Has A GREAT course ever been described this way??
I know people are into the numbers thing, top 10, top 100, etc. etc., but I can't believe that somebody hasn't yet talked about Ron Whitten's written description of Black Rock. Now please keep in mind, I haven't seen or played Black Rock and it might well be fantastic, and if it was, I would be the first to stand up and applaud, so this is not about bashing Black Rock and it's definitely not a slam on Jim Engh, because I think he's a terrific guy. So here goes. Has a GREAT course ever been described this way? (Hey Pat, maybe after reading this you will understand why maybe KB wouldn't want to have to bear reading a detailed written description of FH by Ron Whitten)
As published in Golf Digest
By Ron Whitten
What magic formula, if any, does Engh have in his architecture? The answer is the element of surprise. Built on a high plateau overlooking Idaho's Lake Coeur d'Alene, Black Rock contains all the now-familiar Engh trademarks: player-friendly recessed fairways, ball-collecting punch-bowl greens and steep-edged serpentine bunkers. But it also contains a few holes with features you've probably never seen before. Engh likes to call them "trapdoors and hidden staircases," unexpected aspects of his funhouses that delight us when we stumble upon them.
Thus, after a pair of conventional (for Engh) opening holes, we face the 611-yard third, which drops 180 feet from tee to green, down an extraordinarily narrow, twisting fairway between two mountain slopes. It's part ski jump, part slalom slope and pure Engh. For added thrills, he placed the wide-but-shallow green on the far side of a gorge. Imagine the 12th at Augusta National with Rae's Creek as a 30-foot-deep ravine.
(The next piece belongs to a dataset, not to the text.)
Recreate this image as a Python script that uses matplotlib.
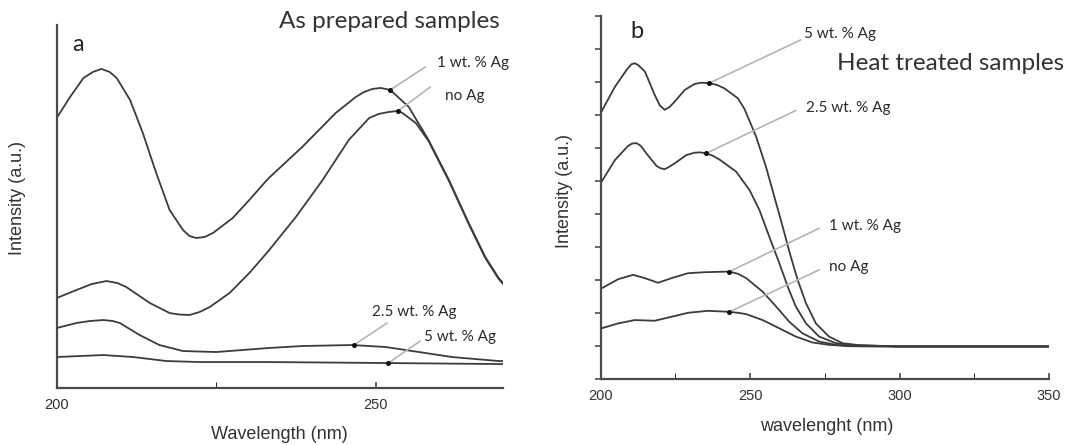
import matplotlib
matplotlib.use('Agg')
import matplotlib.pyplot as plt
from matplotlib.ticker import MultipleLocator, NullFormatter

# ---- data (a): as prepared samples ----
wl_a_1wt = [200, 202.1, 204.2, 205.7, 207.0, 208.3, 209.4, 211.5, 213.5, 215.6, 217.7, 219.8,
            220.8, 221.9, 223.2, 224.5, 227.6, 230.2, 233.1, 238.5, 243.75, 246.9, 248.2, 249.5,
            250.8, 252.3, 255.2, 258.3, 261.5, 264.6, 267.2, 269.3, 270]
int_a_1wt = [2.70, 2.91, 3.10, 3.16, 3.19, 3.16, 3.10, 2.88, 2.55, 2.15, 1.78, 1.58,
             1.52, 1.50, 1.51, 1.55, 1.70, 1.88, 2.09, 2.41, 2.75, 2.91, 2.96, 2.99,
             3.00, 2.98, 2.81, 2.48, 2.08, 1.65, 1.31, 1.10, 1.05]

wl_a_noag = [200, 203.1, 205.5, 207.8, 209.5, 210.9, 214.6, 217.7, 219.2, 220.8, 222.4, 224.0,
             227.1, 230.2, 233.2, 237.5, 241.7, 245.8, 249.0, 250.5, 252.1, 253.5, 254.2, 256.3,
             258.3, 261.5, 264.6, 267.2, 269.3, 270]
int_a_noag = [0.90, 0.98, 1.04, 1.07, 1.05, 1.01, 0.85, 0.75, 0.735, 0.73, 0.76, 0.81,
              0.95, 1.15, 1.37, 1.71, 2.08, 2.48, 2.70, 2.74, 2.76, 2.77, 2.75, 2.65,
              2.47, 2.07, 1.64, 1.30, 1.09, 1.04]

wl_a_25wt = [200, 203.1, 205.2, 207.3, 208.8, 209.9, 213.0, 216.1, 219.8, 225.0, 233.2, 238.5,
             246.3, 251.6, 256.8, 262.0, 269.3, 270]
int_a_25wt = [0.60, 0.65, 0.67, 0.68, 0.67, 0.65, 0.53, 0.43, 0.37, 0.36, 0.40, 0.42,
              0.43, 0.41, 0.36, 0.31, 0.27, 0.27]

wl_a_5wt = [200, 207.3, 212.0, 217.2, 222.4, 233.1, 251.6, 269.3, 270]
int_a_5wt = [0.31, 0.33, 0.31, 0.27, 0.26, 0.26, 0.25, 0.24, 0.24]

# ---- data (b): heat treated samples ----
wl_b_5wt = [200.3, 204.8, 208.7, 210.3, 211.4, 212.5, 214.8, 218.1, 219.8, 221.4, 223.0, 224.8,
            228.1, 231.4, 233.5, 236.4, 239.0, 241.4, 245.9, 248.1, 252.0, 255.3, 258.1, 260.9,
            263.3, 265.9, 268.7, 272.0, 276.4, 280.9, 286.4, 300, 325, 350]
int_b_5wt = [8.12, 8.87, 9.38, 9.55, 9.58, 9.53, 9.33, 8.62, 8.30, 8.17, 8.25, 8.42,
             8.77, 8.95, 8.99, 8.98, 8.92, 8.82, 8.52, 8.20, 7.36, 6.45, 5.54, 4.63,
             3.82, 3.02, 2.31, 1.70, 1.30, 1.10, 1.04, 1.0, 1.0, 1.0]

wl_b_25wt = [200.3, 204.8, 209.2, 210.6, 212.0, 213.4, 215.3, 218.7, 220.0, 221.4, 222.9, 224.8,
             228.7, 231.4, 233.3, 235.3, 237.5, 239.8, 245.3, 249.8, 253.1, 256.4, 259.8, 262.6,
             265.3, 268.7, 273.1, 278.7, 284.2, 300, 325, 350]
int_b_25wt = [5.99, 6.65, 7.08, 7.15, 7.16, 7.08, 6.85, 6.47, 6.40, 6.37, 6.44, 6.55,
              6.80, 6.87, 6.88, 6.85, 6.78, 6.66, 6.30, 5.74, 5.14, 4.33, 3.52, 2.81,
              2.21, 1.70, 1.30, 1.10, 1.04, 1.0, 1.0, 1.0]

wl_b_1wt = [200.3, 205.9, 210.9, 214.8, 219.2, 223.7, 229.2, 234.8, 243.1, 246.0, 248.7, 254.2,
            258.7, 263.1, 267.5, 273.1, 278.7, 284, 300, 325, 350]
int_b_1wt = [2.76, 3.04, 3.17, 3.07, 2.93, 3.07, 3.22, 3.25, 3.27, 3.20, 3.07, 2.66,
             2.21, 1.75, 1.40, 1.15, 1.05, 1.01, 1.0, 1.0, 1.0]

wl_b_noag = [200.3, 205.9, 211.4, 218.1, 223.7, 229.2, 235.9, 243.1, 246.0, 248.7, 254.2, 259.8,
             265.3, 270.9, 276.4, 283, 300, 325, 350]
int_b_noag = [1.55, 1.70, 1.80, 1.78, 1.90, 2.02, 2.08, 2.05, 2.02, 1.98, 1.80, 1.55,
              1.30, 1.12, 1.05, 1.01, 1.0, 1.0, 1.0]

# label anchors: (marker on curve, end of leader line, text position)
labels_a = ['1 wt. % Ag', 'no Ag', '2.5 wt. % Ag', '5 wt. % Ag']
marks_a = [(252.3, 2.98), (253.5, 2.77), (246.6, 0.43), (252.0, 0.25)]
lead_a = [(257.8, 3.21), (258.6, 3.01), (251.8, 0.65), (257.0, 0.47)]
text_a = [(259.6, 3.25), (260.9, 2.92), (249.5, 0.76), (257.6, 0.51)]

labels_b = ['5 wt. % Ag', '2.5 wt. % Ag', '1 wt. % Ag', 'no Ag']
marks_b = [(236.4, 8.98), (235.3, 6.85), (243.1, 3.27), (243.1, 2.05)]
lead_b = [(267.0, 10.29), (265.3, 8.15), (273.1, 4.58), (273.1, 3.32)]
text_b = [(268.1, 10.47), (268.7, 8.22), (276.4, 4.65), (276.4, 3.42)]

line_col = '#3c3c3c'
spine_col = '#4a4a4a'
lead_col = '#b4b4b4'
ann_font = ['Lato', 'DejaVu Sans']

plt.rcParams['font.family'] = ['Liberation Sans', 'DejaVu Sans']

fig = plt.figure(figsize=(10.68, 4.45), dpi=100)
ax1 = fig.add_axes([0.0531, 0.128, 0.418, 0.816])
ax2 = fig.add_axes([0.5624, 0.1472, 0.4198, 0.816])

for ax in (ax1, ax2):
    for s in ('top', 'right'):
        ax.spines[s].set_visible(False)
    for s in ('left', 'bottom'):
        ax.spines[s].set_color(spine_col)
        ax.spines[s].set_linewidth(1.6)
    ax.tick_params(colors=spine_col, labelcolor='#333333', labelsize=10.5, width=1.2)

# (a)
ax1.plot(wl_a_1wt, int_a_1wt, color=line_col, lw=1.3)
ax1.plot(wl_a_noag, int_a_noag, color=line_col, lw=1.3)
ax1.plot(wl_a_25wt, int_a_25wt, color=line_col, lw=1.3)
ax1.plot(wl_a_5wt, int_a_5wt, color=line_col, lw=1.3)
ax1.set_xlim(200, 270)
ax1.set_ylim(0, 3.63)
ax1.set_xticks([200, 250])
ax1.xaxis.set_minor_locator(MultipleLocator(25))
ax1.tick_params(axis='x', which='both', direction='in', length=4, pad=7)
ax1.set_yticks([])
ax1.set_xlabel('Wavelength (nm)', fontsize=13, color='#333333')
ax1.set_ylabel('Intensity (a.u.)', fontsize=13, color='#333333')
ax1.xaxis.set_label_coords(0.498, -0.105)
ax1.yaxis.set_label_coords(-0.068, 0.523)

# (b)
ax2.plot(wl_b_5wt, int_b_5wt, color=line_col, lw=1.3)
ax2.plot(wl_b_25wt, int_b_25wt, color=line_col, lw=1.3)
ax2.plot(wl_b_1wt, int_b_1wt, color=line_col, lw=1.3)
ax2.plot(wl_b_noag, int_b_noag, color=line_col, lw=1.3)
ax2.set_xlim(200, 350)
ax2.set_ylim(0, 11)
ax2.set_xticks([200, 250, 300, 350])
ax2.xaxis.set_minor_locator(MultipleLocator(25))
ax2.tick_params(axis='x', which='both', direction='in', length=4, pad=7)
ax2.set_yticks(range(0, 12))
ax2.yaxis.set_major_formatter(NullFormatter())
ax2.tick_params(axis='y', direction='out', length=4)
ax2.set_xlabel('wavelenght (nm)', fontsize=13, color='#333333')
ax2.set_ylabel('Intensity (a.u.)', fontsize=13, color='#333333')
ax2.xaxis.set_label_coords(0.505, -0.107)
ax2.yaxis.set_label_coords(-0.061, 0.519)

for ax, labs, mk, ld, tx in ((ax1, labels_a, marks_a, lead_a, text_a),
                             (ax2, labels_b, marks_b, lead_b, text_b)):
    for lab, m, l, t in zip(labs, mk, ld, tx):
        ax.annotate('', xy=m, xytext=l,
                    arrowprops=dict(arrowstyle='-', color=lead_col, lw=1.2,
                                    shrinkA=0, shrinkB=0))
        ax.plot(m[0], m[1], 'o', color='#111111', ms=2.6, zorder=5)
        ax.text(t[0], t[1], lab, ha='left', va='center', fontsize=11,
                color='#2a2a2a', family=ann_font)

fig.text(0.0735, 0.899, 'a', fontsize=17, ha='center', va='center',
         family=ann_font, color='#222222')
fig.text(0.5964, 0.930, 'b', fontsize=17, ha='center', va='center',
         family=ann_font, color='#222222')
fig.text(0.468, 0.951, 'As prepared samples', fontsize=17.5, ha='right', va='center',
         family=ann_font, color='#333333')
fig.text(0.7834, 0.858, 'Heat treated samples', fontsize=17.5, ha='left', va='center',
         family=ann_font, color='#333333')

fig.savefig('out.png', dpi=100, facecolor='white')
An even bigger hoot is the 398-yard 10th, with its green far downhill from the landing area, fronted by a squiggly little bobsled run of a bent-grass fairway, curving around a lonesome pine. If you judge the bank shot correctly, you can use a putter from 120 yards away and have it bound onto the green. It's Engh at his Rube Goldberg best.
Yet that hole is topped by the 413-yard 11th, downhill off the tee to a tabletop fairway (with a steep drop-off on the right), then left and uphill, over a pond and a pair of waterfalls to a perched green tucked behind and between huge mushroom-shaped outcroppings of black basalt rock. In appearance and strategy, the 11th is the closest thing golf has to a giant pinball machine.
With its immense diversity of meadow, lakefront, wetland and pine-lined holes, and with periodic panoramas of Lake Coeur d'Alene, Black Rock is a slick presentation. If there's a flaw, it's that three of its five par 5s are of a similar configuration, double-doglegs that move right, then left. But Jim Engh's magical architecture is such that few will notice.